Transcribe the lines from the start of the data below through the line with "ax.axhline(t, color=grid_col, lw=1, zorder=1)", word for word and nothing more.
## start PROVIDED MATERIAL
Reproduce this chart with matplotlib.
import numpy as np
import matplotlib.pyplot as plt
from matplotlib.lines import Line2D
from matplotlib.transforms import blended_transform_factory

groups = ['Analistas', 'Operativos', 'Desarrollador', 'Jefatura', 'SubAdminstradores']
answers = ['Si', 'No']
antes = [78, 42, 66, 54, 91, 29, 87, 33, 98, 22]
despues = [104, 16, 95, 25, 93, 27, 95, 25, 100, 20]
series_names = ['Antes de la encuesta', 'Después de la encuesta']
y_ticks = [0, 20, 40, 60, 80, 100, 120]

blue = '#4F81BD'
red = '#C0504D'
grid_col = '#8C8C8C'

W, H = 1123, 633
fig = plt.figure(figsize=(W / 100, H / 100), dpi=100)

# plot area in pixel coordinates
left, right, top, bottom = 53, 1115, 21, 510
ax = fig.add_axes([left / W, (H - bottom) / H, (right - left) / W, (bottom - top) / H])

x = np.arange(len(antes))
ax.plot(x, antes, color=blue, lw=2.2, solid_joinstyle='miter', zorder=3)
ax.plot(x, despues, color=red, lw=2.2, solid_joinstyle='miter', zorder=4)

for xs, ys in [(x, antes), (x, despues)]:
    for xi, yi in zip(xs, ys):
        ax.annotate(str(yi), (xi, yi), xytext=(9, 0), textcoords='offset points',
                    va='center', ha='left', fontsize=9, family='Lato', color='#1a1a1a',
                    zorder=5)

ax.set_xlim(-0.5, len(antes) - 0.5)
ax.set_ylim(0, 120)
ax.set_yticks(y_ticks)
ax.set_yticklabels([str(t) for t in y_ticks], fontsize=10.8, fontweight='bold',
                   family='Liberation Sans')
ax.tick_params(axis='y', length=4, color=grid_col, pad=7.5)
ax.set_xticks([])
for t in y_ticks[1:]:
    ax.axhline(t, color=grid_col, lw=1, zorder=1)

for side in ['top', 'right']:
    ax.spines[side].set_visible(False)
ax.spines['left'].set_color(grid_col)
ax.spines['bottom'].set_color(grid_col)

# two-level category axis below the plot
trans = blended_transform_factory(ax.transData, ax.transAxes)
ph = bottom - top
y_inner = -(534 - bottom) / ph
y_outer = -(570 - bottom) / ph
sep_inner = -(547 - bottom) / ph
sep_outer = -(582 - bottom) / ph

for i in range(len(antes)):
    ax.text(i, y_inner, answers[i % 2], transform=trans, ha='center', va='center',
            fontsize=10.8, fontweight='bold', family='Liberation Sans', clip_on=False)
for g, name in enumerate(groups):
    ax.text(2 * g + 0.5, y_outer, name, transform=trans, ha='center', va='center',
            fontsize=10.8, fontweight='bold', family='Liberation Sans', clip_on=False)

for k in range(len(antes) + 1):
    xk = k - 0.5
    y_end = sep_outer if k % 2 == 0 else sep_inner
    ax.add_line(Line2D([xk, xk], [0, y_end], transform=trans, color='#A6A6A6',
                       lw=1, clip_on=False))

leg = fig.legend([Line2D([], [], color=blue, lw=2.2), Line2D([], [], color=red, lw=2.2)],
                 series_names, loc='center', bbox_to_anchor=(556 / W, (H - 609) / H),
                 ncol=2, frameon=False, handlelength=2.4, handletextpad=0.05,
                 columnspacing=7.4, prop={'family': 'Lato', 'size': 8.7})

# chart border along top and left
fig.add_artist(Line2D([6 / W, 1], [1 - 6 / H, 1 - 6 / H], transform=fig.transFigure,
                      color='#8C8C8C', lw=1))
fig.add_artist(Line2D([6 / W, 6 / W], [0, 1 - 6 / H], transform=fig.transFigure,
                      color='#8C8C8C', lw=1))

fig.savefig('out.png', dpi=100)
## end PROVIDED MATERIAL
=== IN RESPONSE ===
Reproduce this chart with matplotlib.
import numpy as np
import matplotlib.pyplot as plt
from matplotlib.lines import Line2D
from matplotlib.transforms import blended_transform_factory

groups = ['Analistas', 'Operativos', 'Desarrollador', 'Jefatura', 'SubAdminstradores']
answers = ['Si', 'No']
antes = [78, 42, 66, 54, 91, 29, 87, 33, 98, 22]
despues = [104, 16, 95, 25, 93, 27, 95, 25, 100, 20]
series_names = ['Antes de la encuesta', 'Después de la encuesta']
y_ticks = [0, 20, 40, 60, 80, 100, 120]

blue = '#4F81BD'
red = '#C0504D'
grid_col = '#8C8C8C'

W, H = 1123, 633
fig = plt.figure(figsize=(W / 100, H / 100), dpi=100)

# plot area in pixel coordinates
left, right, top, bottom = 53, 1115, 21, 510
ax = fig.add_axes([left / W, (H - bottom) / H, (right - left) / W, (bottom - top) / H])

x = np.arange(len(antes))
ax.plot(x, antes, color=blue, lw=2.2, solid_joinstyle='miter', zorder=3)
ax.plot(x, despues, color=red, lw=2.2, solid_joinstyle='miter', zorder=4)

for xs, ys in [(x, antes), (x, despues)]:
    for xi, yi in zip(xs, ys):
        ax.annotate(str(yi), (xi, yi), xytext=(9, 0), textcoords='offset points',
                    va='center', ha='left', fontsize=9, family='Lato', color='#1a1a1a',
                    zorder=5)

ax.set_xlim(-0.5, len(antes) - 0.5)
ax.set_ylim(0, 120)
ax.set_yticks(y_ticks)
ax.set_yticklabels([str(t) for t in y_ticks], fontsize=10.8, fontweight='bold',
                   family='Liberation Sans')
ax.tick_params(axis='y', length=4, color=grid_col, pad=7.5)
ax.set_xticks([])
for t in y_ticks[1:]:
    ax.axhline(t, color=grid_col, lw=1, zorder=1)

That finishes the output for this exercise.